* GOAL *
Go through the data and copy every line exactly, but not the images.
====== MATERIAL TO PROCESS ======
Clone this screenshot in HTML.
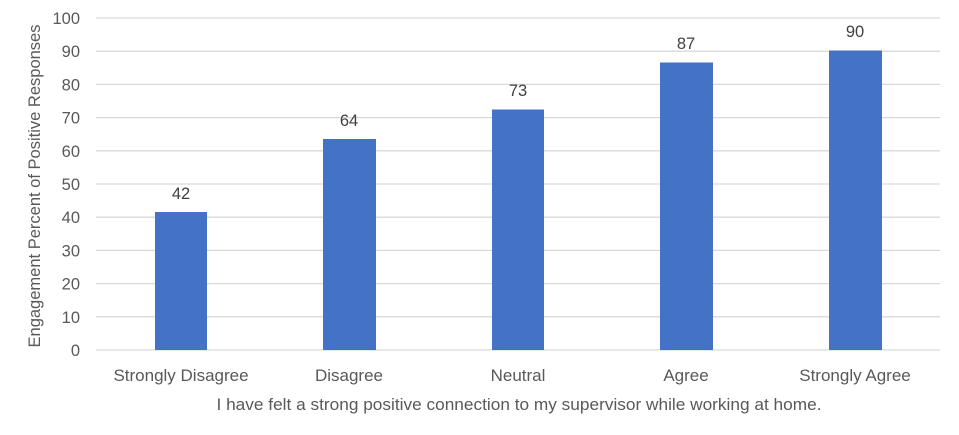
<!DOCTYPE html>
<html><head><meta charset="utf-8"><style>
html,body{margin:0;padding:0;background:#fff;}
svg{display:block;font-family:"Liberation Sans",sans-serif;}
</style></head><body>
<svg width="959" height="435" viewBox="0 0 959 435" xmlns="http://www.w3.org/2000/svg">
<rect width="959" height="435" fill="#fff"/>
<g stroke="#d9d9d9" stroke-width="1.3">
<line x1="96" x2="940" y1="18" y2="18"/>
<line x1="96" x2="940" y1="51.2" y2="51.2"/>
<line x1="96" x2="940" y1="84.4" y2="84.4"/>
<line x1="96" x2="940" y1="117.6" y2="117.6"/>
<line x1="96" x2="940" y1="150.8" y2="150.8"/>
<line x1="96" x2="940" y1="184" y2="184"/>
<line x1="96" x2="940" y1="217.2" y2="217.2"/>
<line x1="96" x2="940" y1="250.4" y2="250.4"/>
<line x1="96" x2="940" y1="283.6" y2="283.6"/>
<line x1="96" x2="940" y1="316.8" y2="316.8"/>
<line x1="96" x2="940" y1="350" y2="350"/>
</g>
<g fill="#595959" font-size="16.5" text-anchor="end">
<text x="80" y="24">100</text>
<text x="80" y="57.2">90</text>
<text x="80" y="90.4">80</text>
<text x="80" y="123.6">70</text>
<text x="80" y="156.8">60</text>
<text x="80" y="190">50</text>
<text x="80" y="223.2">40</text>
<text x="80" y="256.4">30</text>
<text x="80" y="289.6">20</text>
<text x="80" y="322.8">10</text>
<text x="80" y="356">0</text>
</g>
<g fill="#4472c4">
<rect x="155" y="212" width="52" height="138"/>
<rect x="323" y="139" width="53" height="211"/>
<rect x="492" y="109.5" width="52" height="240.5"/>
<rect x="660" y="62.5" width="53" height="287.5"/>
<rect x="829" y="50.5" width="53" height="299.5"/>
</g>
<g fill="#404040" font-size="16.5" text-anchor="middle">
<text x="181" y="199">42</text>
<text x="349" y="126">64</text>
<text x="518" y="96">73</text>
<text x="686" y="49">87</text>
<text x="855" y="37">90</text>
</g>
<g fill="#595959" text-anchor="middle">
<text x="181" y="381" font-size="17">Strongly Disagree</text>
<text x="349" y="381" font-size="17">Disagree</text>
<text x="518" y="381" font-size="17">Neutral</text>
<text x="686" y="381" font-size="17">Agree</text>
<text x="855" y="381" font-size="17">Strongly Agree</text>
<text x="519" y="410" font-size="17" textLength="605" lengthAdjust="spacingAndGlyphs">I have felt a strong positive connection to my supervisor while working at home.</text>
<text transform="translate(40,186) rotate(-90)" font-size="16.5" textLength="323" lengthAdjust="spacingAndGlyphs">Engagement Percent of Positive Responses</text>
</g>
</svg>
</body></html>
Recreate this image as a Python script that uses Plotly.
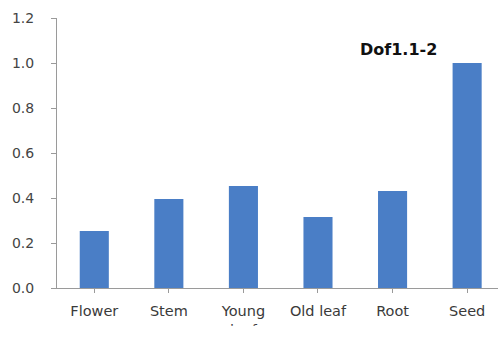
import plotly.graph_objects as go

# Relative expression of Dof1.1-2 across tissues
tissues = ["Flower", "Stem", "Young<br>leaf", "Old leaf", "Root", "Seed"]
expression = [0.253, 0.396, 0.453, 0.316, 0.431, 1.0]
y_ticks = [0.0, 0.2, 0.4, 0.6, 0.8, 1.0, 1.2]
y_tick_text = ["0.0", "0.2", "0.4", "0.6", "0.8", "1.0", "1.2"]

bar_color = "#4a7ec6"
axis_color = "#9a9a9a"
x_font = dict(family="DejaVu Sans", size=14.5, color="#3a3a3a")
y_font = dict(family="DejaVu Sans", size=14, color="#444444")

fig = go.Figure(
    go.Bar(
        x=list(range(len(tissues))),
        y=expression,
        marker=dict(color=bar_color, line=dict(width=0)),
    )
)

fig.update_layout(
    width=498,
    height=344,
    margin=dict(l=57, r=0, t=18, b=56),
    paper_bgcolor="white",
    plot_bgcolor="white",
    bargap=0.61,
    showlegend=False,
    xaxis=dict(
        range=[-0.5, 5.414],
        tickmode="array",
        tickvals=list(range(len(tissues))),
        ticktext=tissues,
        tickson="boundaries",
        ticks="outside",
        ticklen=4,
        tickcolor=axis_color,
        showline=True,
        linecolor=axis_color,
        linewidth=1,
        showgrid=False,
        zeroline=False,
        tickfont=x_font,
        ticklabelstandoff=6,
        fixedrange=True,
    ),
    yaxis=dict(
        range=[0, 1.2],
        tickmode="array",
        tickvals=y_ticks,
        ticktext=y_tick_text,
        ticks="outside",
        ticklen=5,
        tickcolor=axis_color,
        showline=True,
        linecolor=axis_color,
        linewidth=1,
        showgrid=False,
        zeroline=False,
        tickfont=y_font,
        ticklabelstandoff=14,
        fixedrange=True,
    ),
    annotations=[
        dict(
            text="<b>Dof1.1-2</b>",
            xref="paper",
            yref="paper",
            x=0.7755,
            y=0.885,
            xanchor="center",
            yanchor="middle",
            showarrow=False,
            font=dict(family="DejaVu Sans", size=16, color="#111111"),
        )
    ],
    shapes=[
        # bottom strip cropping the wrapped tissue label
        dict(
            type="rect",
            xref="paper",
            yref="paper",
            x0=-0.2,
            x1=1.05,
            y0=-0.25,
            y1=-0.14,
            fillcolor="white",
            line=dict(width=0),
            layer="above",
        )
    ],
)

fig.write_html("out.html")
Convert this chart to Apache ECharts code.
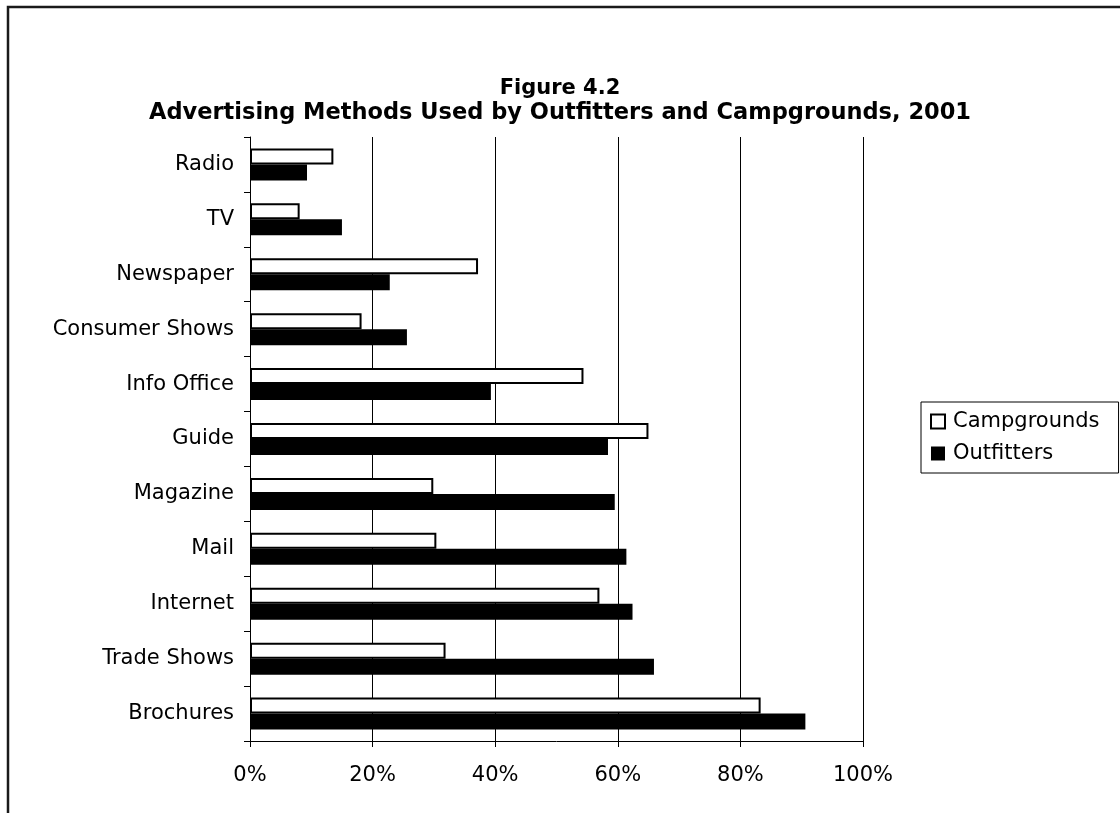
======
* RESULT OF THE TASK *
Clone this screenshot in HTML.
<!DOCTYPE html>
<html><head><meta charset="utf-8"><style>
html,body{margin:0;padding:0;background:#fff;}
svg{display:block;font-family:"Liberation Sans",sans-serif;}
</style></head><body>
<svg width="959" height="435" viewBox="0 0 959 435" xmlns="http://www.w3.org/2000/svg">
<rect width="959" height="435" fill="#fff"/>
<g stroke="#d9d9d9" stroke-width="1.3">
<line x1="96" x2="940" y1="18" y2="18"/>
<line x1="96" x2="940" y1="51.2" y2="51.2"/>
<line x1="96" x2="940" y1="84.4" y2="84.4"/>
<line x1="96" x2="940" y1="117.6" y2="117.6"/>
<line x1="96" x2="940" y1="150.8" y2="150.8"/>
<line x1="96" x2="940" y1="184" y2="184"/>
<line x1="96" x2="940" y1="217.2" y2="217.2"/>
<line x1="96" x2="940" y1="250.4" y2="250.4"/>
<line x1="96" x2="940" y1="283.6" y2="283.6"/>
<line x1="96" x2="940" y1="316.8" y2="316.8"/>
<line x1="96" x2="940" y1="350" y2="350"/>
</g>
<g fill="#595959" font-size="16.5" text-anchor="end">
<text x="80" y="24">100</text>
<text x="80" y="57.2">90</text>
<text x="80" y="90.4">80</text>
<text x="80" y="123.6">70</text>
<text x="80" y="156.8">60</text>
<text x="80" y="190">50</text>
<text x="80" y="223.2">40</text>
<text x="80" y="256.4">30</text>
<text x="80" y="289.6">20</text>
<text x="80" y="322.8">10</text>
<text x="80" y="356">0</text>
</g>
<g fill="#4472c4">
<rect x="155" y="212" width="52" height="138"/>
<rect x="323" y="139" width="53" height="211"/>
<rect x="492" y="109.5" width="52" height="240.5"/>
<rect x="660" y="62.5" width="53" height="287.5"/>
<rect x="829" y="50.5" width="53" height="299.5"/>
</g>
<g fill="#404040" font-size="16.5" text-anchor="middle">
<text x="181" y="199">42</text>
<text x="349" y="126">64</text>
<text x="518" y="96">73</text>
<text x="686" y="49">87</text>
<text x="855" y="37">90</text>
</g>
<g fill="#595959" text-anchor="middle">
<text x="181" y="381" font-size="17">Strongly Disagree</text>
<text x="349" y="381" font-size="17">Disagree</text>
<text x="518" y="381" font-size="17">Neutral</text>
<text x="686" y="381" font-size="17">Agree</text>
<text x="855" y="381" font-size="17">Strongly Agree</text>
<text x="519" y="410" font-size="17" textLength="605" lengthAdjust="spacingAndGlyphs">I have felt a strong positive connection to my supervisor while working at home.</text>
<text transform="translate(40,186) rotate(-90)" font-size="16.5" textLength="323" lengthAdjust="spacingAndGlyphs">Engagement Percent of Positive Responses</text>
</g>
</svg>
</body></html>
Recreate this image as a Python script that uses Plotly.
import plotly.graph_objects as go

# Relative expression of Dof1.1-2 across tissues
tissues = ["Flower", "Stem", "Young<br>leaf", "Old leaf", "Root", "Seed"]
expression = [0.253, 0.396, 0.453, 0.316, 0.431, 1.0]
y_ticks = [0.0, 0.2, 0.4, 0.6, 0.8, 1.0, 1.2]
y_tick_text = ["0.0", "0.2", "0.4", "0.6", "0.8", "1.0", "1.2"]

bar_color = "#4a7ec6"
axis_color = "#9a9a9a"
x_font = dict(family="DejaVu Sans", size=14.5, color="#3a3a3a")
y_font = dict(family="DejaVu Sans", size=14, color="#444444")

fig = go.Figure(
    go.Bar(
        x=list(range(len(tissues))),
        y=expression,
        marker=dict(color=bar_color, line=dict(width=0)),
    )
)

fig.update_layout(
    width=498,
    height=344,
    margin=dict(l=57, r=0, t=18, b=56),
    paper_bgcolor="white",
    plot_bgcolor="white",
    bargap=0.61,
    showlegend=False,
    xaxis=dict(
        range=[-0.5, 5.414],
        tickmode="array",
        tickvals=list(range(len(tissues))),
        ticktext=tissues,
        tickson="boundaries",
        ticks="outside",
        ticklen=4,
        tickcolor=axis_color,
        showline=True,
        linecolor=axis_color,
        linewidth=1,
        showgrid=False,
        zeroline=False,
        tickfont=x_font,
        ticklabelstandoff=6,
        fixedrange=True,
    ),
    yaxis=dict(
        range=[0, 1.2],
        tickmode="array",
        tickvals=y_ticks,
        ticktext=y_tick_text,
        ticks="outside",
        ticklen=5,
        tickcolor=axis_color,
        showline=True,
        linecolor=axis_color,
        linewidth=1,
        showgrid=False,
        zeroline=False,
        tickfont=y_font,
        ticklabelstandoff=14,
        fixedrange=True,
    ),
    annotations=[
        dict(
            text="<b>Dof1.1-2</b>",
            xref="paper",
            yref="paper",
            x=0.7755,
            y=0.885,
            xanchor="center",
            yanchor="middle",
            showarrow=False,
            font=dict(family="DejaVu Sans", size=16, color="#111111"),
        )
    ],
    shapes=[
        # bottom strip cropping the wrapped tissue label
        dict(
            type="rect",
            xref="paper",
            yref="paper",
            x0=-0.2,
            x1=1.05,
            y0=-0.25,
            y1=-0.14,
            fillcolor="white",
            line=dict(width=0),
            layer="above",
        )
    ],
)

fig.write_html("out.html")
Convert this chart to Apache ECharts code.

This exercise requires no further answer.